Editor: I echo the optimism shared by Manish Chande in his recent article regarding the growth of the UK technology sector and its potential to underpin demand for workspace in the years ahead.

Tech working

Source: Shutterstock/ SFIO CRACHO

The UK tech sector currently attracts more tech investment than any other European market, and has continued to grow despite the challenges of the past 18 months. The health of this sector, coupled with the need for tech players to find space that aids collaboration and creativity, presents a huge leasing opportunity for workspace providers, as Manish rightly said.

However, there is work to be done if landlords are to capitalise. When it comes to workspace, the reality is that no occupiers have higher expectations than tech companies. The tech campus culture, driven by the likes of Google and Facebook, has filtered through to the wider market, elevating expectations for amenities and services.

The working environment has also become a key weapon for tech firms in the war to attract top talent. As a result, the bar for workspace continues to rise within the tech sector, putting pressure on landlords to meet ever-growing expectations.

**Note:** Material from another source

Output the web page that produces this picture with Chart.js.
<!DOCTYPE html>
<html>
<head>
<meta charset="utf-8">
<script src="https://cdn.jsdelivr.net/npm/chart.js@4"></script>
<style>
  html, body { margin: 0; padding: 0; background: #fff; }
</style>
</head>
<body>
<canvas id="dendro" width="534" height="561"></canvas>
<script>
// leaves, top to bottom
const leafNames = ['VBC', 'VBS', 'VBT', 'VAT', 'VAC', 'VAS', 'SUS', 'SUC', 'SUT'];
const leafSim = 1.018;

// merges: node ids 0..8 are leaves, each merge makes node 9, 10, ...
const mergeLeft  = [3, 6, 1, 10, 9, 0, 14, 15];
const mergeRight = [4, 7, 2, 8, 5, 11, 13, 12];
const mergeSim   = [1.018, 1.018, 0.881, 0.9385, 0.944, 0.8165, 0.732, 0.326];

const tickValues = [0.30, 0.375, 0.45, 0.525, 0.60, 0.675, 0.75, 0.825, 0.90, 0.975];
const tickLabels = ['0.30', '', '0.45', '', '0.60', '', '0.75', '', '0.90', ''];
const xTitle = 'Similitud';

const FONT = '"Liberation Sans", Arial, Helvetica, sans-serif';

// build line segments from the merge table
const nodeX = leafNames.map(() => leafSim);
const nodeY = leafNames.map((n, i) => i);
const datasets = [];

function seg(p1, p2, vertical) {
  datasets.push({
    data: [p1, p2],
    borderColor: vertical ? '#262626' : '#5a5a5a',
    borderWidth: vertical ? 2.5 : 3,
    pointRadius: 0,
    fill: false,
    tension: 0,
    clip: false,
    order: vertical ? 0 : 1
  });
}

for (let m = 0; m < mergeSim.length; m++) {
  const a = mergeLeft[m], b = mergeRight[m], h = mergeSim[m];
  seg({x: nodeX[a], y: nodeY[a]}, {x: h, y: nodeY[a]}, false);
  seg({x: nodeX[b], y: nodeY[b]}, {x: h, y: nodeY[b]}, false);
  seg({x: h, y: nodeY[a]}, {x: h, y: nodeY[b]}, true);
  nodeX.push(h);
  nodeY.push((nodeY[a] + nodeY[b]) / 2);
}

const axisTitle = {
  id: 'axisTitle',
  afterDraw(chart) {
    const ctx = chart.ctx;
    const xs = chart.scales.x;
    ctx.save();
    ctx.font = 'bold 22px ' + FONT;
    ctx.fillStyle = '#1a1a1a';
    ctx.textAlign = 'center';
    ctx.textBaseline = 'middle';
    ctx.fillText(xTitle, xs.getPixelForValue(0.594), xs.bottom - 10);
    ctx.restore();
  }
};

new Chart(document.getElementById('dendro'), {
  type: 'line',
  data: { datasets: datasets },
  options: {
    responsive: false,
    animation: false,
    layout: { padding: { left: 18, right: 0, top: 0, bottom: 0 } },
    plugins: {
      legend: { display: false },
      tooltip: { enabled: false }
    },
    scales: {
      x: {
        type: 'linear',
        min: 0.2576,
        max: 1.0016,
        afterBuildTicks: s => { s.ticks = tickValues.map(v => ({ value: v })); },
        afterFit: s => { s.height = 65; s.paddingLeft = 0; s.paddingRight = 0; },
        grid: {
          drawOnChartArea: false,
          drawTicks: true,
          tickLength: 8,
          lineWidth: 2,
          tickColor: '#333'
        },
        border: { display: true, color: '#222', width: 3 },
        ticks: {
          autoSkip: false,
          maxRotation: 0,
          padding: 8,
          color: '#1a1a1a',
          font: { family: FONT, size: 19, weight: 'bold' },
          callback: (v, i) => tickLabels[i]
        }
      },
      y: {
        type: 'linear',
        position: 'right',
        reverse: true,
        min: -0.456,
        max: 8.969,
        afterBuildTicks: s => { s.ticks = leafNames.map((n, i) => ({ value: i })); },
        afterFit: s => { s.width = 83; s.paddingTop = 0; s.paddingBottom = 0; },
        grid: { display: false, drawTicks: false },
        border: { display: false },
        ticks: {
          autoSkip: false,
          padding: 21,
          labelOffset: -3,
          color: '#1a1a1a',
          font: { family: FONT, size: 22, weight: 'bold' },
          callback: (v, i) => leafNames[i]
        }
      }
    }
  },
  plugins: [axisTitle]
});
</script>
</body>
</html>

Naturally, this means providing well-designed physical assets that cater to spatial requirements, but there’s much more to it than that. Given the very sector they operate in, tech firms expect connected, tech-enabled environments that offer seamless digital interaction with the space around them. The reality is that only tech-driven buildings will meet the lofty expectations of tech occupiers.

Landlords that reposition physical assets and embrace tenant-serving technology across their portfolios will be well set to take advantage of the enormous opportunity the booming UK tech sector presents. Conversely, those that stick to an outdated physical asset-only approach will miss out.